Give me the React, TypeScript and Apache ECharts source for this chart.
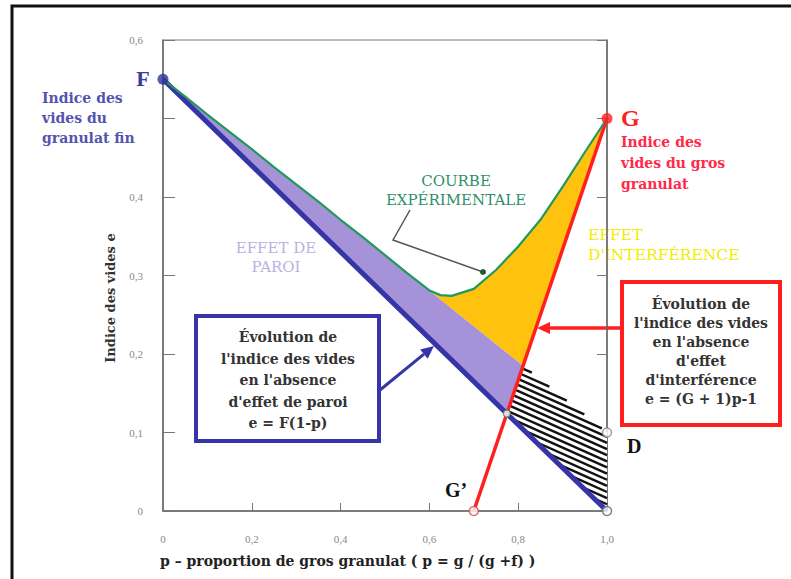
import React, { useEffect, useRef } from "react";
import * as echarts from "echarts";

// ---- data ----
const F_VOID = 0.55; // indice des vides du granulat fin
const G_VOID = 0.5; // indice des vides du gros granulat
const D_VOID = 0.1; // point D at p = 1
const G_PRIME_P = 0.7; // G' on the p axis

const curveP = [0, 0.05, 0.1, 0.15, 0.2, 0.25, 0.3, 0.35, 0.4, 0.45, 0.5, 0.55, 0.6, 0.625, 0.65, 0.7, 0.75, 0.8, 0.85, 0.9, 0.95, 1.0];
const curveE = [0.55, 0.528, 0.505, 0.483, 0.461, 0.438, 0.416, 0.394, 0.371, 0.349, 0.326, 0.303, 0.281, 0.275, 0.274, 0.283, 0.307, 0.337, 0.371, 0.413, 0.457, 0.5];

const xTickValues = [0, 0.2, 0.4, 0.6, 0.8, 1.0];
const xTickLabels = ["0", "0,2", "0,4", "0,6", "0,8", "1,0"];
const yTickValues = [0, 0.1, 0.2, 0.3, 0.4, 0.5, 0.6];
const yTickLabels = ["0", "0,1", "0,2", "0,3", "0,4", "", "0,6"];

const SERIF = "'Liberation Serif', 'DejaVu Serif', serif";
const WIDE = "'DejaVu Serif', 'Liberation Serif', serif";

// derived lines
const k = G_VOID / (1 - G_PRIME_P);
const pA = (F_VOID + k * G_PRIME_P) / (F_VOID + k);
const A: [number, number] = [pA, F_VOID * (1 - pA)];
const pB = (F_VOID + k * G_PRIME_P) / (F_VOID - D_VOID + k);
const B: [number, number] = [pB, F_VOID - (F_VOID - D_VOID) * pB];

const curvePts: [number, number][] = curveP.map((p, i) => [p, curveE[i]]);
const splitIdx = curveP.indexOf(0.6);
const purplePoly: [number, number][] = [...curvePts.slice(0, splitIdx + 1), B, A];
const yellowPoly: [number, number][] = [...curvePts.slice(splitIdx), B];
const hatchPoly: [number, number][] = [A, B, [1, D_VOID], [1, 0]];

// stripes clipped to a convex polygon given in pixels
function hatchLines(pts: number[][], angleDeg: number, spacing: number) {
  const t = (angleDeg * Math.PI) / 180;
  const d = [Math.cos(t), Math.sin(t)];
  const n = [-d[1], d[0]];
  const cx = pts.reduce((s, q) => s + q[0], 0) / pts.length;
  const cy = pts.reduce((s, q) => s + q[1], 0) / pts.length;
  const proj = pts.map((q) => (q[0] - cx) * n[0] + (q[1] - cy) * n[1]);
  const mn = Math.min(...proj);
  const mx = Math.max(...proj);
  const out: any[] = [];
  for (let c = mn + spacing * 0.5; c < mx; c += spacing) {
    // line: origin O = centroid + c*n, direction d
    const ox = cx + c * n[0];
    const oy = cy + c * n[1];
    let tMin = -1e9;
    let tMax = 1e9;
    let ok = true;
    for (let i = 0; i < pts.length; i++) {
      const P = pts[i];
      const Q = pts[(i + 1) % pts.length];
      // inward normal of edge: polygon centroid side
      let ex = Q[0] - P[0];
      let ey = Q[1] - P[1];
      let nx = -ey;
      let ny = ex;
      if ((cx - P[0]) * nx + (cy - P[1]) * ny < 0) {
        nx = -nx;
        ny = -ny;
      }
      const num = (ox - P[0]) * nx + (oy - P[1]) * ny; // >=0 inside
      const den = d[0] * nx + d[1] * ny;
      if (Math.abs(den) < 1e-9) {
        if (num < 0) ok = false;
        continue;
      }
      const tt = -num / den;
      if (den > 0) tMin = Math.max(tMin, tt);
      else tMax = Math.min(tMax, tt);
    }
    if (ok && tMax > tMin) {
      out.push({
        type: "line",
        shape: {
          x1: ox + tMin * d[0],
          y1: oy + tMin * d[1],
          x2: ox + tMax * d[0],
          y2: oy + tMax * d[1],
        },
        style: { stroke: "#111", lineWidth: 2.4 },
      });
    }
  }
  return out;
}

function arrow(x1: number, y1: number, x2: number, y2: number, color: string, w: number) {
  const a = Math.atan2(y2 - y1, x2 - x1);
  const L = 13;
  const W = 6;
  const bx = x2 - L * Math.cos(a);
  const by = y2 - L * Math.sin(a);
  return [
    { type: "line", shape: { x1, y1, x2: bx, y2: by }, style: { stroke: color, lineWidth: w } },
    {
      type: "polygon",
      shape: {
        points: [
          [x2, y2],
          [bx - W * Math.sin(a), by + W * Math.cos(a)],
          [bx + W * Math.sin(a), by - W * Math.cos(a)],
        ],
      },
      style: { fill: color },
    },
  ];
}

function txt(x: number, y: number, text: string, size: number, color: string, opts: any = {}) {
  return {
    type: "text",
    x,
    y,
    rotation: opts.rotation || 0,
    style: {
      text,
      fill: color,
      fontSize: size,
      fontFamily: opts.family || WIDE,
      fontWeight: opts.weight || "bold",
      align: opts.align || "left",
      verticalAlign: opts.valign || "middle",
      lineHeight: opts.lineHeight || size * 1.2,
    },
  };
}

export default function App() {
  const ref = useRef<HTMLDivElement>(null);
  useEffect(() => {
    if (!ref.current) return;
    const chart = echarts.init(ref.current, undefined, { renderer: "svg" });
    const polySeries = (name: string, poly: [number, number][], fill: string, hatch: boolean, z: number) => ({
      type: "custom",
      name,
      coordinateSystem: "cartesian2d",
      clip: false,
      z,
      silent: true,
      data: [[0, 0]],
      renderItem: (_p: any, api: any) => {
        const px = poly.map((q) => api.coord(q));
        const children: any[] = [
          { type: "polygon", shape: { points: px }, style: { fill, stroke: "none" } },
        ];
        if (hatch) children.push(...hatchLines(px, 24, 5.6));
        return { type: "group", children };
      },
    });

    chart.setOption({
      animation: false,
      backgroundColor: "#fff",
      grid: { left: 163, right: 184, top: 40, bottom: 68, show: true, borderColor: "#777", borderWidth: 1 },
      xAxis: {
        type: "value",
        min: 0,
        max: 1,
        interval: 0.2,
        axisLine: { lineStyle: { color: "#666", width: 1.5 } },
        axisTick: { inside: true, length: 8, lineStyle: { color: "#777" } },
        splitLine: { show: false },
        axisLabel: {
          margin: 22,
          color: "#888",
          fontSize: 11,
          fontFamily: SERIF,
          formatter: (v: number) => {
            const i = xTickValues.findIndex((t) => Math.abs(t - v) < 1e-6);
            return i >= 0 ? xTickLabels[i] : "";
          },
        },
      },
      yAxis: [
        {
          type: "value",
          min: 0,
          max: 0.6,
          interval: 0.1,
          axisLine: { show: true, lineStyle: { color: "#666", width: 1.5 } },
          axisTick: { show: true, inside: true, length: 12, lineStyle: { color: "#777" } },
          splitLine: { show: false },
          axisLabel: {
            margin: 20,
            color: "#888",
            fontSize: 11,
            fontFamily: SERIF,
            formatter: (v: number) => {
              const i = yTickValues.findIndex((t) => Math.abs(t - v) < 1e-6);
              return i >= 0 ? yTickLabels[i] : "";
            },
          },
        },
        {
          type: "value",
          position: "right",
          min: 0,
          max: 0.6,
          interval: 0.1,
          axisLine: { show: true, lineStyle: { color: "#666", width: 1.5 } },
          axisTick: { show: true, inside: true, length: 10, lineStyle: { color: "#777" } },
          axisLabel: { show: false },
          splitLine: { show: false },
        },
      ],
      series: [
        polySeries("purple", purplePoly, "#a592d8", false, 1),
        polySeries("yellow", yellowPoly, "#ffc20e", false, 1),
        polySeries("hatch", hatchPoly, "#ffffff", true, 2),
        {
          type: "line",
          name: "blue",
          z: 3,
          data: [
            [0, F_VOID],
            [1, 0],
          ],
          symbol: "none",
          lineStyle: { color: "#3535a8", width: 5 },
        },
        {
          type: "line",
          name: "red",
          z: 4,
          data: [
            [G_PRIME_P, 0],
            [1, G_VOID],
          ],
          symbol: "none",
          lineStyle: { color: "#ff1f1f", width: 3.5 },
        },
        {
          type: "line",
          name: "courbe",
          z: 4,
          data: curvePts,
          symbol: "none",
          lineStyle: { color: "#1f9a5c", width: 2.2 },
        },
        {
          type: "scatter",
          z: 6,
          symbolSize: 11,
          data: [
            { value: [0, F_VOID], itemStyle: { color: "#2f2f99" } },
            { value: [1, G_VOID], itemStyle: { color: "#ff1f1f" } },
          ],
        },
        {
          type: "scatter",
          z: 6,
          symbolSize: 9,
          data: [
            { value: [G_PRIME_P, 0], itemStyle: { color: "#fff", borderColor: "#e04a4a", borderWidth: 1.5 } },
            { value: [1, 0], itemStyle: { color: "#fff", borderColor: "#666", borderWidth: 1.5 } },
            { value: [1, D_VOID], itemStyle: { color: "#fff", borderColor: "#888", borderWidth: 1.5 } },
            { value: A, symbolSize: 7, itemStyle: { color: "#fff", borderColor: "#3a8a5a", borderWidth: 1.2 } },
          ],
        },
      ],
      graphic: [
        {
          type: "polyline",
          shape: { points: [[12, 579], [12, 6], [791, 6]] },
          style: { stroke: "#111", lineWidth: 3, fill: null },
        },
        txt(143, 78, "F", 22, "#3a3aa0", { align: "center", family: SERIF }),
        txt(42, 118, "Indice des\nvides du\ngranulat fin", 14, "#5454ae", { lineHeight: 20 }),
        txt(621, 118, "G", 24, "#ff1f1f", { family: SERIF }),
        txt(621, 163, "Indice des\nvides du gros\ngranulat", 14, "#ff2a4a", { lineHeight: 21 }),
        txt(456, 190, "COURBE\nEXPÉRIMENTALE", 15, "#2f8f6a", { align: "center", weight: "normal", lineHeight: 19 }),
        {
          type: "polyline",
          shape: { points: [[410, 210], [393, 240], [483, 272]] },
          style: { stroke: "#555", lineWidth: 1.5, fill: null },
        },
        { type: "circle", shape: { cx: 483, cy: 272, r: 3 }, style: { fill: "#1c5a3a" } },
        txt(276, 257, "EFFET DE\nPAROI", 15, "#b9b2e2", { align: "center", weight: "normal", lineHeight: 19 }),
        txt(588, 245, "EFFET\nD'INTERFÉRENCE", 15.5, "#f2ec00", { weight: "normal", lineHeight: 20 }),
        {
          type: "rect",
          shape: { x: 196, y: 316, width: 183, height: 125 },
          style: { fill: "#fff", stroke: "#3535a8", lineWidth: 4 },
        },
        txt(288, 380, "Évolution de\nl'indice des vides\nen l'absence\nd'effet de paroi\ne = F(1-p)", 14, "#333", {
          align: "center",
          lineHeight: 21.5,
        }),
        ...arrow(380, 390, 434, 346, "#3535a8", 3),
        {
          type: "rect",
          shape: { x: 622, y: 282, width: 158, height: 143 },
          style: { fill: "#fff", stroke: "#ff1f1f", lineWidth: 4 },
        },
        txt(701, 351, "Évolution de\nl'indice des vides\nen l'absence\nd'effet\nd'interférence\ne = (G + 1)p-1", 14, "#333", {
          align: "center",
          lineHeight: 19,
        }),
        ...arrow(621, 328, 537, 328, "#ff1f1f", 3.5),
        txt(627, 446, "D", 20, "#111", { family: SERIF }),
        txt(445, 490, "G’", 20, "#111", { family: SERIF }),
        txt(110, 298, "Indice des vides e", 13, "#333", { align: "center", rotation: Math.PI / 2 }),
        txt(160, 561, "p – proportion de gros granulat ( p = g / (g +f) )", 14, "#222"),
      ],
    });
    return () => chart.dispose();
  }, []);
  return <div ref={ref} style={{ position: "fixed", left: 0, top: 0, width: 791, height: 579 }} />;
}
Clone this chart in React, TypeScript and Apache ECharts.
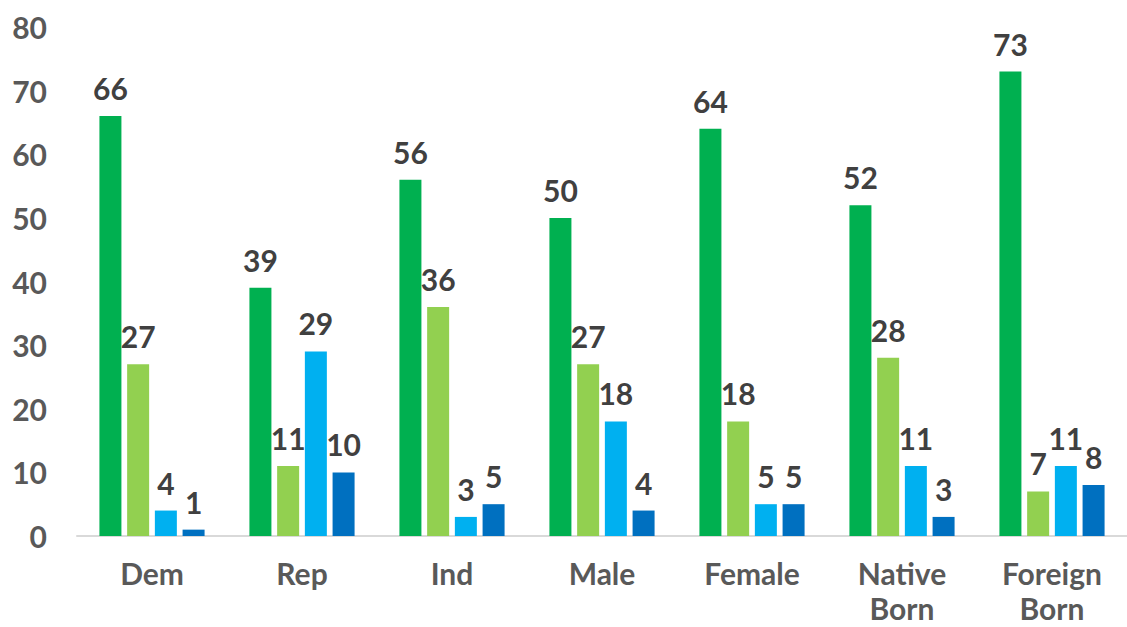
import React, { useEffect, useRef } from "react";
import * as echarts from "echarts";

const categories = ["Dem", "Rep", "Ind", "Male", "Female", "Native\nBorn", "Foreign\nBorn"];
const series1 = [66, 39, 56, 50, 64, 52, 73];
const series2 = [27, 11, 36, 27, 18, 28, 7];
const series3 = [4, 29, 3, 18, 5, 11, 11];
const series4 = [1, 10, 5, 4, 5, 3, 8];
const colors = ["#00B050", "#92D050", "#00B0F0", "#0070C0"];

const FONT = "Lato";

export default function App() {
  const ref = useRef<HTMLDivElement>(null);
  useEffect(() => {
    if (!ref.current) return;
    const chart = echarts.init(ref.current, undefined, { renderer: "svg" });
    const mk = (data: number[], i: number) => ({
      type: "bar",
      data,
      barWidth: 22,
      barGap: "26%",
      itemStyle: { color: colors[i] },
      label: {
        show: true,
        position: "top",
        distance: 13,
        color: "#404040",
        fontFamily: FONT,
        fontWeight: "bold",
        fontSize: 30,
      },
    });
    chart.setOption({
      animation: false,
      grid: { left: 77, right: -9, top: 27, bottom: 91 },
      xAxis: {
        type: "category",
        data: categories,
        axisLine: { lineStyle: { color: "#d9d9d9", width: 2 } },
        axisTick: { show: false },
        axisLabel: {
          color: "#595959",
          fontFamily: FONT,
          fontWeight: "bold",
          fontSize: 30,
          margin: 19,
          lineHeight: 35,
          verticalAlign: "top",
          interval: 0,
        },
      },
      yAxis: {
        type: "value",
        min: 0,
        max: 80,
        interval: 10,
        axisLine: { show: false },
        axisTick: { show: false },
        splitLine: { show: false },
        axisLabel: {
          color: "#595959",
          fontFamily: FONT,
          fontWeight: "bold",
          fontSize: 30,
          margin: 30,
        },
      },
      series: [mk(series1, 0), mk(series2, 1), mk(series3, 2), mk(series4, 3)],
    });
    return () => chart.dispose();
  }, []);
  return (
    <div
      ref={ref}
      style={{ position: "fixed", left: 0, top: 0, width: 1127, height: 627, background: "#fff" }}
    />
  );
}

□ □ □ □ □ □ □

GOAL | Nothing but the lines from the start of the records above through the line with "const G_PRIME_P = 0.7; // G' on the p axis" should be retyped, each exactly as written; leave out all pictures.

SOLUTION TO THIS PROBLEM |
Give me the React, TypeScript and Apache ECharts source for this chart.
import React, { useEffect, useRef } from "react";
import * as echarts from "echarts";

// ---- data ----
const F_VOID = 0.55; // indice des vides du granulat fin
const G_VOID = 0.5; // indice des vides du gros granulat
const D_VOID = 0.1; // point D at p = 1
const G_PRIME_P = 0.7; // G' on the p axis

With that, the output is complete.